A. : Tu as réalisé tes 7 premiers albums en autoproduction. Comment est-ce que vous vous êtes rencontrés avec X-ray Production ?
D. : C’est mon tourneur (Face B) qui nous a présentés. J’étais parti pour le sortir en autoproduction. On a trouvé un terrain d’entente qui était cool parce qu’ils comprenaient mon projet, ma musique, ce que j’avais envie de faire avec. Et moi j’avais envie de tester au moins une fois dans ma vie ce que c’était que d’être épaulé par un label autre que le sien. Je me suis dit qu’il fallait tenter l’aventure. Pour l’instant je ne regrette pas du tout, l’album n’est pas encore sorti, mais quand je vois le travail et les personnes qui s’affairent autour du projet, très clairement, moi tout seul je n’aurais pas pu le faire. On sent une réelle envie, une réelle motivation, les gens sont à l’écoute. C’est une belle rencontre. Et en plus, ça m’a donné l’occasion de ressortir tous mes anciens albums en vinyles, chose que logistiquement, je n’aurais pas pu faire moi-même.

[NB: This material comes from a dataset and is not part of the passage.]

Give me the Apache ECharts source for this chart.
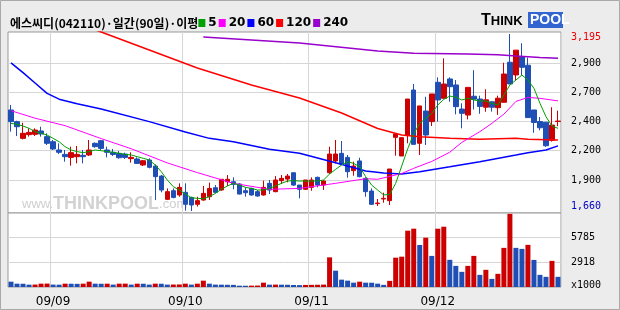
<!DOCTYPE html>
<html><head><meta charset="utf-8">
<script src="https://cdn.jsdelivr.net/npm/echarts@6/dist/echarts.min.js"></script>
<style>html,body{margin:0;padding:0;background:#ececec;}#c{width:620px;height:310px;}</style>
</head><body><div id="c"></div>
<script>
// ---- data (KRW, daily, 92 trading days) ----
const opens = [2536,2435,2290,2322,2325,2354,2305,2261,2189,2151,
 2125,2131,2143,2146,2247,2270,2189,2169,2160,2154,
 2114,2111,2059,2102,2050,1963,1761,1836,1799,1822,
 1778,1718,1755,1784,1862,1842,1914,1914,1894,1836,
 1856,1828,1799,1900,1828,1923,1937,1992,1885,1848,
 1865,1952,1885,1992,2094,2160,2125,2010,2094,1943,
 1833,1724,1764,1750,2299,2137,2319,2709,2247,2527,
 2435,2776,2637,2805,2753,2544,2492,2655,2631,2560,
 2607,2556,2603,2950,2840,2997,2924,2536,2436,2430,
 2273,2436];
const closes = [2435,2391,2334,2342,2362,2328,2247,2198,2169,2131,
 2166,2151,2131,2189,2218,2203,2169,2151,2122,2125,
 2125,2073,2096,2039,1958,1842,1828,1778,1865,1718,
 1712,1750,1813,1856,1822,1935,1935,1891,1807,1819,
 1799,1790,1865,1842,1929,1943,1963,1885,1848,1929,
 1929,1885,1920,2154,2154,2068,2001,2050,1958,1828,
 1718,1729,1770,2024,2328,2296,2631,2238,2571,2319,
 2675,2623,2761,2738,2565,2507,2732,2630,2567,2624,
 2560,2638,2848,2762,3055,2906,2470,2428,2382,2226,
 2405,2440];
const lows = [2348,2310,2281,2305,2310,2305,2232,2189,2154,2088,
 2053,2073,2073,2137,2209,2189,2125,2137,2114,2111,
 2079,2068,2050,2030,1755,1822,1755,1770,1784,1663,
 1660,1698,1750,1755,1813,1836,1877,1848,1804,1784,
 1793,1784,1793,1807,1822,1894,1909,1877,1770,1842,
 1836,1865,1842,1981,2073,2068,1949,1966,1952,1784,
 1712,1703,1732,1712,2140,2137,2247,2238,2146,2232,
 2397,2435,2637,2608,2498,2377,2455,2540,2503,2521,
 2522,2494,2600,2760,2791,2840,2470,2338,2360,2216,
 2262,2395];
const highs = [2579,2443,2426,2377,2377,2391,2334,2276,2247,2189,
 2218,2224,2189,2276,2255,2276,2218,2198,2180,2166,
 2169,2125,2102,2117,2065,1972,1856,1856,1900,1900,
 1784,1784,1877,1906,1885,1935,1972,1952,1900,1865,
 1862,1842,1923,1929,1963,1972,1981,1992,1885,1929,
 1952,1958,1929,2218,2276,2267,2146,2088,2122,1952,
 1856,1764,1819,2024,2328,2296,2631,2761,2571,2651,
 2675,2819,2984,2819,2796,2594,2732,2881,2660,2716,
 2610,2660,2946,3195,3055,3115,2990,2536,2475,2432,
 2560,2530];
// volume in thousand shares
const volumes = [624,390,380,273,285,390,400,280,270,390,
 380,370,390,624,390,380,390,280,390,395,
 280,390,380,280,390,380,280,290,300,390,
 280,390,741,390,280,270,260,250,156,150,
 160,170,507,273,280,270,260,234,220,240,
 250,260,280,3470,1911,858,741,507,624,507,
 500,390,250,720,3432,3549,6591,6825,4914,5772,
 3640,6825,7059,3180,2470,1775,2470,3640,1420,2010,
 950,1540,4580,8560,4580,4460,4930,3170,1420,1190,
 3060,1190];
const prevVolume = 700;
// moving averages
const ma5 = [2420,2412,2397,2377,2348,2334,2319,2290,2261,2218,
 2189,2175,2166,2175,2189,2183,2175,2169,2160,2151,
 2146,2131,2117,2102,2059,2001,1929,1871,1842,1807,
 1775,1770,1767,1784,1813,1848,1877,1900,1885,1865,
 1856,1842,1842,1856,1877,1900,1920,1923,1920,1920,
 1920,1920,1929,1981,2021,2059,2088,2073,2044,1958,
 1885,1842,1799,1804,1900,2050,2200,2330,2420,2464,
 2507,2579,2628,2657,2646,2623,2637,2623,2614,2614,
 2594,2579,2666,2753,2796,2839,2796,2724,2594,2478,
 2397,2377];
const ma20 = [[0,2530],[4,2465],[9,2400],[15,2288],[20,2200],[26,2077],[31,1993],[37,1900],[43,1848],[48,1856],[54,1900],[59,1940],[61,1935],[65,1985],[67,2030],[70,2090],[73,2170],[75,2255],[78,2348],[80,2420],[82,2500],[84,2610],[86,2645],[88,2637],[91,2615]];
const ma60 = [[0,2945],[2,2860],[4,2770],[6,2680],[8,2630],[11,2590],[15,2545],[23,2435],[29,2345],[33,2290],[37,2261],[43,2195],[48,2160],[54,2079],[59,2007],[62,1990],[65,1981],[68,2001],[73,2044],[78,2088],[84,2146],[86,2166],[89,2189],[91,2225]];
const ma120 = [[12,3270],[15,3212],[23,3056],[31,2900],[40,2753],[48,2640],[55,2510],[61,2375],[65,2319],[68,2304],[73,2290],[78,2282],[84,2290],[86,2282],[91,2276]];
const ma240 = [[32,3169],[48,3117],[61,3048],[65,3035],[67,3028],[76,3022],[81,3016],[84,3004],[88,2992],[91,2985]];
// axis ticks / labels
const monthStartIdx = [7,29,50,71];
const monthLabels = ['09/09','09/10','09/11','09/12'];
const priceGridVals = [2943,2692,2441,2189,1929];
const priceGridLabels = ['2,900','2,700','2,400','2,200','1,900'];
const priceHigh = 3195, priceHighLabel = '3,195';
const priceLow = 1660, priceLowLabel = '1,660';
const volGridVals = [2918,5785];
const volGridLabels = ['2918','5785'];
const volUnitLabel = 'x1000';

const RED = '#cc0000', BLUE = '#1f4fb4';
const cats = closes.map((_, i) => 'D' + (i + 1));
const chart = echarts.init(document.getElementById('c'), null, {width:620, height:310});
const monoFont = 'DejaVu Sans Mono';
const xCommon = {
  type:'category', data:cats, boundaryGap:true,
  axisLine:{show:false}, axisTick:{show:false},
  splitLine:{show:true, interval:(i)=>monthStartIdx.includes(i), lineStyle:{color:'#d6d6d6', width:1}}
};
const option = {
  animation:false,
  backgroundColor:'#ececec',
  title:{
    left:5, top:12,
    text:'{t|에스씨디(042110)·일간(90일)·이평}{g| }{n|5}{m| }{n|20}{b| }{n|60}{r| }{n|120}{p| }{n|240}',
    textStyle:{ rich:{
      t:{fontFamily:'Noto Sans CJK KR', fontSize:12, color:'#000'},
      n:{fontFamily:'DejaVu Sans', fontSize:12, color:'#000', padding:[0,2,0,3]},
      g:{backgroundColor:'#00a000', width:7, height:8},
      m:{backgroundColor:'#ff00ff', width:7, height:8},
      b:{backgroundColor:'#0000ff', width:7, height:8},
      r:{backgroundColor:'#ff0000', width:7, height:8},
      p:{backgroundColor:'#9900cc', width:7, height:8}
    }}
  },
  grid:[
    {left:8, top:32, width:553, height:181, show:true, backgroundColor:'#fff', borderColor:'#999', borderWidth:1},
    {left:8, top:213, width:553, height:74, show:true, backgroundColor:'#fff', borderColor:'#999', borderWidth:1}
  ],
  xAxis:[
    Object.assign({gridIndex:0, axisLabel:{show:false}}, xCommon),
    Object.assign({gridIndex:1, axisLabel:{show:true, interval:(i)=>monthStartIdx.includes(i),
      formatter:(v,i)=>monthLabels[monthStartIdx.indexOf(i)] || '', fontFamily:'DejaVu Sans', fontSize:12, color:'#000', margin:9}}, xCommon)
  ],
  yAxis:[
    {gridIndex:0, type:'value', position:'right', min:1642.7, max:3212.3, scale:true,
     axisLine:{show:false}, axisTick:{show:false, customValues:priceGridVals},
     splitLine:{show:true, lineStyle:{color:'#d6d6d6'}},
     axisLabel:{customValues:[priceHigh].concat(priceGridVals, [priceLow]), margin:10, fontFamily:monoFont, fontSize:10, color:'#000',
       formatter:(v)=>{
         if (v === priceHigh) return '{hi|' + priceHighLabel + '}';
         if (v === priceLow) return '{lo|' + priceLowLabel + '}';
         const k = priceGridVals.indexOf(v); return k >= 0 ? priceGridLabels[k] : '';
       },
       rich:{hi:{color:'#ee0000', fontFamily:monoFont, fontSize:10, padding:[6,0,0,0]},
             lo:{color:'#0000cc', fontFamily:monoFont, fontSize:10, padding:[0,0,10,0]}}}},
    {gridIndex:1, type:'value', position:'right', min:0, max:8660,
     axisLine:{show:false}, axisTick:{show:false, customValues:volGridVals},
     splitLine:{show:true, lineStyle:{color:'#d6d6d6'}},
     axisLabel:{customValues:[0].concat(volGridVals), margin:10, fontFamily:monoFont, fontSize:10, color:'#000',
       formatter:(v)=>{
         if (v === 0) return '{u|' + volUnitLabel + '}';
         const k = volGridVals.indexOf(v); return k >= 0 ? volGridLabels[k] : '';
       },
       rich:{u:{fontFamily:monoFont, fontSize:10, color:'#000', padding:[0,0,4,0]}}}}
  ],
  graphic:[
    {type:'rect', z:100, silent:true, shape:{x:0.5, y:0.5, width:619, height:309}, style:{fill:'none', stroke:'#a9a9a9', lineWidth:1}},
    {type:'text', z:1, left:22, top:195, silent:true, style:{
      text:'{a|www.}{b|THINKPOOL}{a|.com}',
      rich:{a:{fontFamily:'Liberation Sans', fontSize:13, fill:'#cfcfcf'}, b:{fontFamily:'Liberation Sans', fontWeight:'bold', fontSize:18, fill:'#d2d2d2'}}}},
    {type:'text', z:50, left:481, top:13, silent:true, style:{
      text:'{T|T}{h|HINK}', rich:{T:{fontFamily:'Liberation Sans', fontWeight:'bold', fontSize:16, fill:'#000'}, h:{fontFamily:'Liberation Sans', fontWeight:'bold', fontSize:13, fill:'#000'}}}},
    {type:'rect', z:50, silent:true, shape:{x:528, y:12, width:35, height:16}, style:{fill:'#3264d2'}},
    {type:'text', z:51, left:530, top:13, silent:true, style:{text:'POOL', fontFamily:'Liberation Sans', fontWeight:'bold', fontSize:14, fill:'#fff'}}
  ],
  series:[
    {type:'candlestick', xAxisIndex:0, yAxisIndex:0, barWidth:5, z:3,
     data:opens.map((o,i)=>[o, closes[i], lows[i], highs[i]]),
     itemStyle:{color:RED, color0:BLUE, borderColor:RED, borderColor0:BLUE, borderWidth:1}},
    {type:'line', xAxisIndex:0, yAxisIndex:0, data:ma240, symbol:'none', z:4, lineStyle:{color:'#9900cc', width:1.5}},
    {type:'line', xAxisIndex:0, yAxisIndex:0, data:ma120, symbol:'none', z:4, lineStyle:{color:'#ff0000', width:1.5}},
    {type:'line', xAxisIndex:0, yAxisIndex:0, data:ma60, symbol:'none', z:4, lineStyle:{color:'#0000ff', width:1.5}},
    {type:'line', xAxisIndex:0, yAxisIndex:0, data:ma20, symbol:'none', z:4, lineStyle:{color:'#ff00ff', width:1}},
    {type:'line', xAxisIndex:0, yAxisIndex:0, data:ma5, symbol:'none', z:4, lineStyle:{color:'#00a000', width:1}},
    {type:'bar', xAxisIndex:1, yAxisIndex:1, barWidth:5,
     data:volumes.map((v,i)=>({value:v, itemStyle:{color: v >= (i ? volumes[i-1] : prevVolume) ? RED : BLUE}}))}
  ]
};
chart.setOption(option);
</script></body></html>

A. : Comment s’est passée la Late Night Studio Session ? Est-ce que d’autres sont prévues ?
D. : Ouais, c’est un truc que j’ai apprécié faire et effectivement on en a au moins deux autres de prévues.
A. : Qu’est-ce que tu aimerais explorer par la suite ?
D. : Pour cet album je me suis fait parfois accompagner de musiciens. J’aimerais vraiment réussir à pousser ce concept plus loin et apporter quelque chose de plus organique à ma musique en réussissant à l’ouvrir à d’autres horizons. Et être un peu moins dans une bulle de producteur tout seul dans son studio. Je pense que pour le prochain album, j’aimerais bien créer un petit cocon créatif de musiciens. Avoir un échange créatif plus large. Avec l’expérience et la maturité c’est quelque chose que j’ai envie d’essayer.
A. : Ma dernière question est notre signature chez Arty Magazine. Quelle est ta définition d’un artiste ?
D. : Pour moi, un artiste c’est quelqu’un de créatif, qui ne se met pas de frontière, pas de limite, qui écoute ses envies, sa passion.